Darlene is begging for an old photo so she doesn’t have to look at my jars of peaches anymore, and since she says she’d send me some heat from her place if she could (I’ve moved my tomato plants in tonight because it may frost here, so you know I need it.), I guess I’ll oblige her. This is a photo of my husband when he was in the U.S. Army. This picture is taken in Germany, but he was also in Viet Nam.
Whenever anyone in the family would ask him about Viet Nam, he’d say there was really nothing to tell. He was just a company clerk, he’s say, and there was nothing very exciting about that.
After he passed away, the subject of
Long Range Reconnaissance Patrols came up in youngest son’s social studies class, and the teacher mentioned that youngest son’s dad had been a LLRP. It was news to us, and frankly, I didn’t know whether to believe it or not. Mr. Sullivan, youngest son’s teacher, was my husband’s friend, and he’d grown up as a U.S. military brat, so they had talked about the military a lot, and there was a possibility Keith had told him more than he’d ever told us. But then again, I figured Mr. Sullivan could have mixed him up with someone else, since Keith had never hinted of it to me or anyone else in the family.
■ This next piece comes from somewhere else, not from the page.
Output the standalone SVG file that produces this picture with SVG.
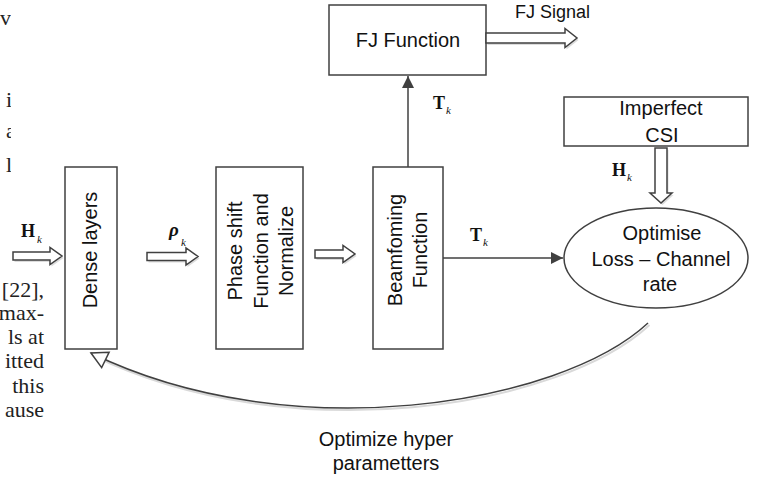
<svg xmlns="http://www.w3.org/2000/svg" width="768" height="480" viewBox="0 0 768 480">
  <style>
    .box { fill: #ffffff; stroke: #404040; stroke-width: 1.5; }
    .lbl { font-family: "Liberation Sans", Arial, sans-serif; font-size: 20px; fill: #111111; }
    .sm { font-size: 18px; }
    .math { font-family: "Liberation Serif", "Times New Roman", serif; fill: #111111; }
    .mb { font-size: 18px; font-weight: bold; }
    .sub { font-size: 11px; font-style: italic; }
    .page { font-family: "Liberation Serif", "Times New Roman", serif; font-size: 22px; fill: #222222; }
    .wire { fill: none; stroke: #404040; stroke-width: 1.5; }
    .hollow { fill: #ffffff; stroke: #404040; stroke-width: 1.5; stroke-linejoin: miter; }
    .shade { fill: none; stroke: #d9d9d9; stroke-width: 2; }
  </style>
  <defs>
    <marker id="solid" markerUnits="userSpaceOnUse" markerWidth="16" markerHeight="16" viewBox="-14 -8 16 16" refX="0" refY="0" orient="auto">
      <path d="M0,0 L-12,-6 L-12,6 Z" fill="#404040"/>
    </marker>
    <marker id="open" markerUnits="userSpaceOnUse" markerWidth="24" markerHeight="24" viewBox="-20 -12 24 24" refX="0" refY="0" orient="auto">
      <path d="M0,0 L-16,-8.5 L-16,8.5 Z" fill="#ffffff" stroke="#404040" stroke-width="1.5"/>
    </marker>
    <clipPath id="edge"><rect x="0" y="0" width="11" height="200"/></clipPath>
  </defs>

  <!-- surrounding page text -->
  <g id="page-text" class="page">
    <g clip-path="url(#edge)">
      <text x="0" y="25">va</text>
      <text x="6" y="107">i</text>
      <text x="6" y="138">a</text>
      <text x="6" y="172">l</text>
    </g>
    <g text-anchor="end">
      <text x="44" y="297">[22],</text>
      <text x="44" y="320">max-</text>
      <text x="44" y="344">ls  at</text>
      <text x="44" y="368">itted</text>
      <text x="44" y="393">this</text>
      <text x="44" y="417">ause</text>
    </g>
  </g>

  <!-- processing blocks -->
  <g id="dense">
    <rect class="box" x="65" y="167" width="52" height="182"/>
    <text class="lbl" transform="translate(97,250) rotate(-90)" text-anchor="middle">Dense layers</text>
  </g>
  <g id="phase">
    <rect class="box" x="216" y="167" width="87" height="182"/>
    <g class="lbl" text-anchor="middle">
      <text transform="translate(242,251) rotate(-90)">Phase shift</text>
      <text transform="translate(268,251) rotate(-90)">Function and</text>
      <text transform="translate(293,251) rotate(-90)">Normalize</text>
    </g>
  </g>
  <g id="beam">
    <rect class="box" x="373" y="167" width="70" height="182"/>
    <g class="lbl" text-anchor="middle">
      <text transform="translate(402,250) rotate(-90)">Beamfoming</text>
      <text transform="translate(427,250) rotate(-90)">Function</text>
    </g>
  </g>
  <g id="fj">
    <rect class="box" x="329" y="5" width="157" height="70"/>
    <text class="lbl" x="408" y="47" text-anchor="middle">FJ Function</text>
  </g>
  <g id="csi">
    <rect class="box" x="564" y="97" width="184" height="49"/>
    <text class="lbl" x="661" y="115" text-anchor="middle">Imperfect</text>
    <text class="lbl" x="662" y="142" text-anchor="middle">CSI</text>
  </g>
  <g id="optimise">
    <ellipse class="box" cx="656" cy="258" rx="92" ry="50"/>
    <g class="lbl" text-anchor="middle">
      <text x="662" y="240">Optimise</text>
      <text x="661" y="266">Loss – Channel</text>
      <text x="660" y="291">rate</text>
    </g>
  </g>

  <!-- connectors -->
  <g id="connectors">
    <!-- feedback loop -->
    <path class="shade" d="M649.5,325 C561.5,407 291.5,452 93,355.5"/>
    <path class="wire" d="M648,323 C560,405 290,450 91,353" marker-end="url(#open)"/>
    <!-- beamforming to FJ function -->
    <path class="wire" d="M408,167 V76" marker-end="url(#solid)"/>
    <!-- beamforming to loss -->
    <path class="wire" d="M443,258 H563" marker-end="url(#solid)"/>

    <!-- block arrows -->
    <g transform="translate(1.5,2)" fill="#dcdcdc" stroke="none">
      <path d="M13,252 H50 V247.5 L62,256 L50,264.5 V260 H13 Z"/>
      <path d="M147,252.5 H186 V248 L198,256.5 L186,265 V260.5 H147 Z"/>
      <path d="M315,250 H343 V245.5 L355,254 L343,262.5 V258 H315 Z"/>
      <path d="M486,33 H565 V28.5 L577,38 L565,47.5 V43 H486 Z"/>
      <path d="M655,148 V193 H650 L661,203 L672,193 H667 V148 Z"/>
    </g>
    <path class="hollow" d="M13,252 H50 V247.5 L62,256 L50,264.5 V260 H13 Z"/>
    <path class="hollow" d="M147,252.5 H186 V248 L198,256.5 L186,265 V260.5 H147 Z"/>
    <path class="hollow" d="M315,250 H343 V245.5 L355,254 L343,262.5 V258 H315 Z"/>
    <path class="hollow" d="M486,33 H565 V28.5 L577,38 L565,47.5 V43 H486 Z"/>
    <path class="hollow" d="M655,148 V193 H650 L661,203 L672,193 H667 V148 Z"/>
  </g>

  <!-- connector labels -->
  <g id="labels">
    <text class="lbl sm" x="515" y="18">FJ Signal</text>
    <text class="lbl" x="386" y="446" text-anchor="middle">Optimize hyper</text>
    <text class="lbl" x="386" y="470" text-anchor="middle">parametters</text>

    <g class="math">
      <text class="mb" x="21" y="237" font-size="20">H</text>
      <text class="sub" x="37" y="243">k</text>
      <text x="169" y="236" font-size="19" font-style="italic" font-weight="bold">ρ</text>
      <text class="sub" x="181" y="246" font-size="10">k</text>
      <text class="mb" x="433" y="109">T</text>
      <text class="sub" x="446" y="114">k</text>
      <text class="mb" x="470" y="241">T</text>
      <text class="sub" x="483" y="246">k</text>
      <text class="mb" x="612" y="176">H</text>
      <text class="sub" x="627" y="181">k</text>
    </g>
  </g>
</svg>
When oldest daughter moved home this summer, we went through a few of her dad’s things. In his trunk we found his tiny brown metal military can opener, and she put it on a chain and began wearing it around her neck. One day at work, a couple of old Alaskan military men stopped in for lunch.
“Hey,” one of them said, “is that a military can opener you’re wearing?” She explained that it had belonged to her dad, who’d served in Viet Nam.
“Was he a Lurp?” he asked. Something about the can opener made him think her dad might have been a LLRP. Lurps would wear the can openers around their neck with their dog tags, all three things taped together, he said, so nothing jingled as they reconnoitered.
So perhaps it’s true: Keith was a LLRP and he chose to keep it to himself.